▶ WHAT THIS TASK INVOLVES
Do not carry the pictures over; copy every other part of the entries exactly.

▶ MATERIAL TO PROCESS

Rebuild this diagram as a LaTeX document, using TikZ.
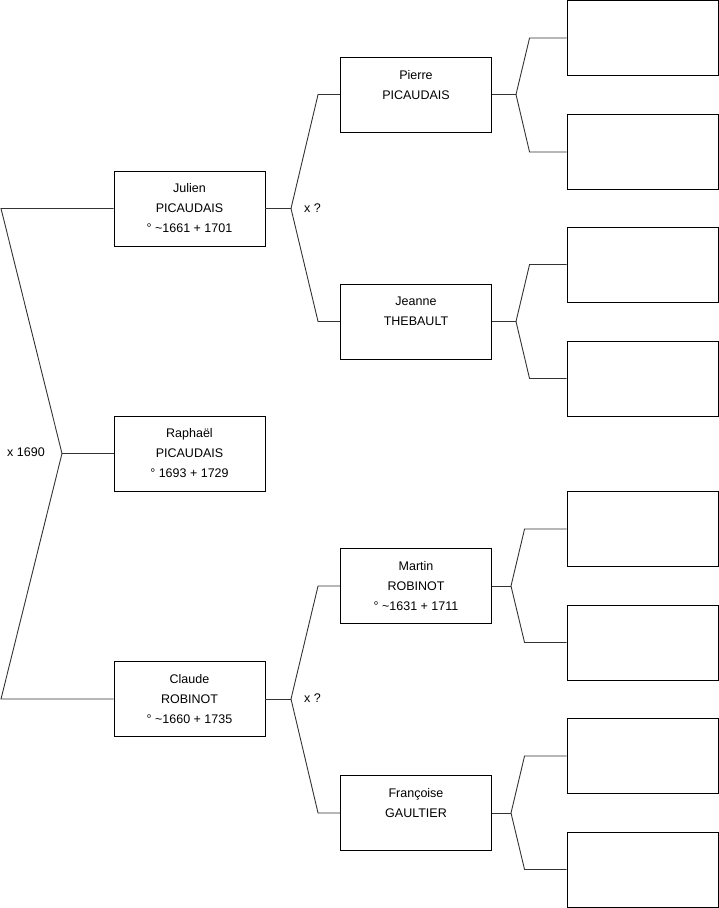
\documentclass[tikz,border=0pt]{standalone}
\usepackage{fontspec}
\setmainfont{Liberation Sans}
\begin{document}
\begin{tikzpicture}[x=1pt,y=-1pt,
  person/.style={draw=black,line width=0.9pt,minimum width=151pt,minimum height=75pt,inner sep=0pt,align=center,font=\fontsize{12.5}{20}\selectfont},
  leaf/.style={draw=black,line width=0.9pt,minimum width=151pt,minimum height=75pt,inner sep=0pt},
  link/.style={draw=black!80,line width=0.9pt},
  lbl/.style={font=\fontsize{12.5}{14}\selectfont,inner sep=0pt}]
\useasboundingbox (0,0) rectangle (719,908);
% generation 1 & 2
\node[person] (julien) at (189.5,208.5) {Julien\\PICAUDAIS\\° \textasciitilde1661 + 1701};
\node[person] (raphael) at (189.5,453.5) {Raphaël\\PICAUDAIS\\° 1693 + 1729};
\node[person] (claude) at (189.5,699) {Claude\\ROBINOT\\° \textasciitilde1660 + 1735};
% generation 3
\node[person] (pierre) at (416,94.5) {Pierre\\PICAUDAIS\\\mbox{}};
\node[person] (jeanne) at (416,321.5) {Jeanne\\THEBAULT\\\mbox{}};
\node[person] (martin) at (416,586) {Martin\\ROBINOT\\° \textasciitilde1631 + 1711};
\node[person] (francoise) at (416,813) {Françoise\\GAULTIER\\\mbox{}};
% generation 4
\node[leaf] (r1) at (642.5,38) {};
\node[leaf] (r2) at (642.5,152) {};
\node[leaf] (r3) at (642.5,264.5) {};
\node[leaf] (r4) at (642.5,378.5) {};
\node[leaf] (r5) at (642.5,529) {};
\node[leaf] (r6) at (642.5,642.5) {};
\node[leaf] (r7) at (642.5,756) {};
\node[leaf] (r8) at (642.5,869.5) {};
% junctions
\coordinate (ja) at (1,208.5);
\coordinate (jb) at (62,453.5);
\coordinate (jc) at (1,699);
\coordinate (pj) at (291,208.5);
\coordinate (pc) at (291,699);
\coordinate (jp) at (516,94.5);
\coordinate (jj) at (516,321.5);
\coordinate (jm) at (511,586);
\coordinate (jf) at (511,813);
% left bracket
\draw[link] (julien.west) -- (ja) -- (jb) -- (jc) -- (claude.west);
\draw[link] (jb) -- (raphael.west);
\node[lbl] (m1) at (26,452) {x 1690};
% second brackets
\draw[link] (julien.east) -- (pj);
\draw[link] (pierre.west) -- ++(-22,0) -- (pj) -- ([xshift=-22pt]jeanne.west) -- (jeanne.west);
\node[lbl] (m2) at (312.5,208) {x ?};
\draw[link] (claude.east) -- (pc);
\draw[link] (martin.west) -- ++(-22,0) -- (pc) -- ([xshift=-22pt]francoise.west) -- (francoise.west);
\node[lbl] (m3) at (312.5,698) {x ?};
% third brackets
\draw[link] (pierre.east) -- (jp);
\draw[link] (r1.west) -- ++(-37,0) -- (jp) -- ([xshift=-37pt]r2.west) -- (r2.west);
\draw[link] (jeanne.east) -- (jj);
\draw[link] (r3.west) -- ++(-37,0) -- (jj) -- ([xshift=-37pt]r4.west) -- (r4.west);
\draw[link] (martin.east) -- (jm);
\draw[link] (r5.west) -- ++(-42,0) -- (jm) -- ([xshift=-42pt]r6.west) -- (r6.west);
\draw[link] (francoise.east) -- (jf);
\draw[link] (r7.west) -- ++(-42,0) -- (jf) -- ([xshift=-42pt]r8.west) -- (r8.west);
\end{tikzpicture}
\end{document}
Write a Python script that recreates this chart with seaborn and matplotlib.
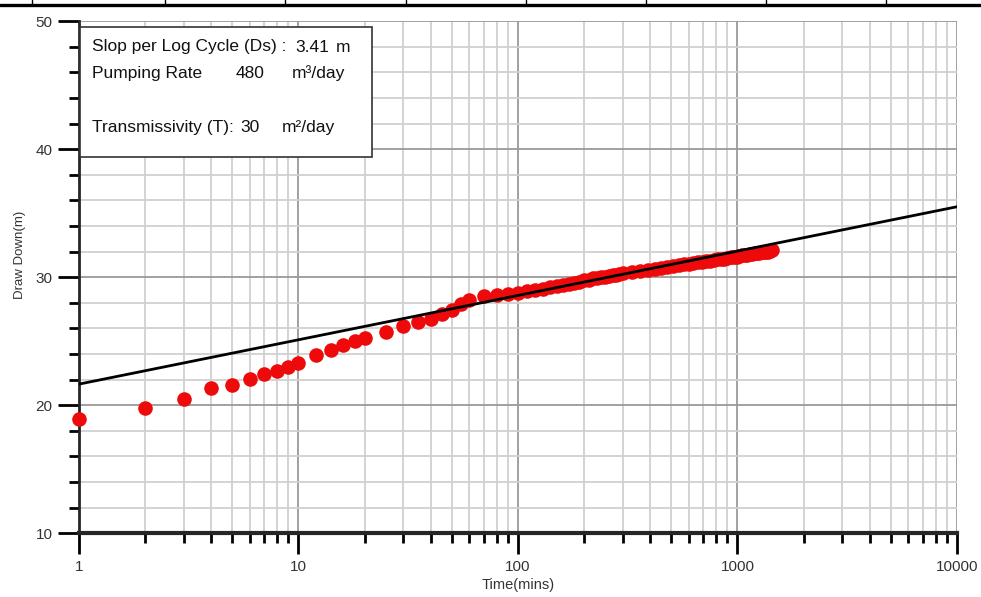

▶ EXERCISE SOLUTION
Rebuild this diagram as a LaTeX document, using TikZ.
\documentclass[tikz,border=0pt]{standalone}
\usepackage{fontspec}
\setmainfont{Liberation Sans}
\begin{document}
\begin{tikzpicture}[x=1pt,y=-1pt,
  person/.style={draw=black,line width=0.9pt,minimum width=151pt,minimum height=75pt,inner sep=0pt,align=center,font=\fontsize{12.5}{20}\selectfont},
  leaf/.style={draw=black,line width=0.9pt,minimum width=151pt,minimum height=75pt,inner sep=0pt},
  link/.style={draw=black!80,line width=0.9pt},
  lbl/.style={font=\fontsize{12.5}{14}\selectfont,inner sep=0pt}]
\useasboundingbox (0,0) rectangle (719,908);
% generation 1 & 2
\node[person] (julien) at (189.5,208.5) {Julien\\PICAUDAIS\\° \textasciitilde1661 + 1701};
\node[person] (raphael) at (189.5,453.5) {Raphaël\\PICAUDAIS\\° 1693 + 1729};
\node[person] (claude) at (189.5,699) {Claude\\ROBINOT\\° \textasciitilde1660 + 1735};
% generation 3
\node[person] (pierre) at (416,94.5) {Pierre\\PICAUDAIS\\\mbox{}};
\node[person] (jeanne) at (416,321.5) {Jeanne\\THEBAULT\\\mbox{}};
\node[person] (martin) at (416,586) {Martin\\ROBINOT\\° \textasciitilde1631 + 1711};
\node[person] (francoise) at (416,813) {Françoise\\GAULTIER\\\mbox{}};
% generation 4
\node[leaf] (r1) at (642.5,38) {};
\node[leaf] (r2) at (642.5,152) {};
\node[leaf] (r3) at (642.5,264.5) {};
\node[leaf] (r4) at (642.5,378.5) {};
\node[leaf] (r5) at (642.5,529) {};
\node[leaf] (r6) at (642.5,642.5) {};
\node[leaf] (r7) at (642.5,756) {};
\node[leaf] (r8) at (642.5,869.5) {};
% junctions
\coordinate (ja) at (1,208.5);
\coordinate (jb) at (62,453.5);
\coordinate (jc) at (1,699);
\coordinate (pj) at (291,208.5);
\coordinate (pc) at (291,699);
\coordinate (jp) at (516,94.5);
\coordinate (jj) at (516,321.5);
\coordinate (jm) at (511,586);
\coordinate (jf) at (511,813);
% left bracket
\draw[link] (julien.west) -- (ja) -- (jb) -- (jc) -- (claude.west);
\draw[link] (jb) -- (raphael.west);
\node[lbl] (m1) at (26,452) {x 1690};
% second brackets
\draw[link] (julien.east) -- (pj);
\draw[link] (pierre.west) -- ++(-22,0) -- (pj) -- ([xshift=-22pt]jeanne.west) -- (jeanne.west);
\node[lbl] (m2) at (312.5,208) {x ?};
\draw[link] (claude.east) -- (pc);
\draw[link] (martin.west) -- ++(-22,0) -- (pc) -- ([xshift=-22pt]francoise.west) -- (francoise.west);
\node[lbl] (m3) at (312.5,698) {x ?};
% third brackets
\draw[link] (pierre.east) -- (jp);
\draw[link] (r1.west) -- ++(-37,0) -- (jp) -- ([xshift=-37pt]r2.west) -- (r2.west);
\draw[link] (jeanne.east) -- (jj);
\draw[link] (r3.west) -- ++(-37,0) -- (jj) -- ([xshift=-37pt]r4.west) -- (r4.west);
\draw[link] (martin.east) -- (jm);
\draw[link] (r5.west) -- ++(-42,0) -- (jm) -- ([xshift=-42pt]r6.west) -- (r6.west);
\draw[link] (francoise.east) -- (jf);
\draw[link] (r7.west) -- ++(-42,0) -- (jf) -- ([xshift=-42pt]r8.west) -- (r8.west);
\end{tikzpicture}
\end{document}
Write a Python script that recreates this chart with seaborn and matplotlib.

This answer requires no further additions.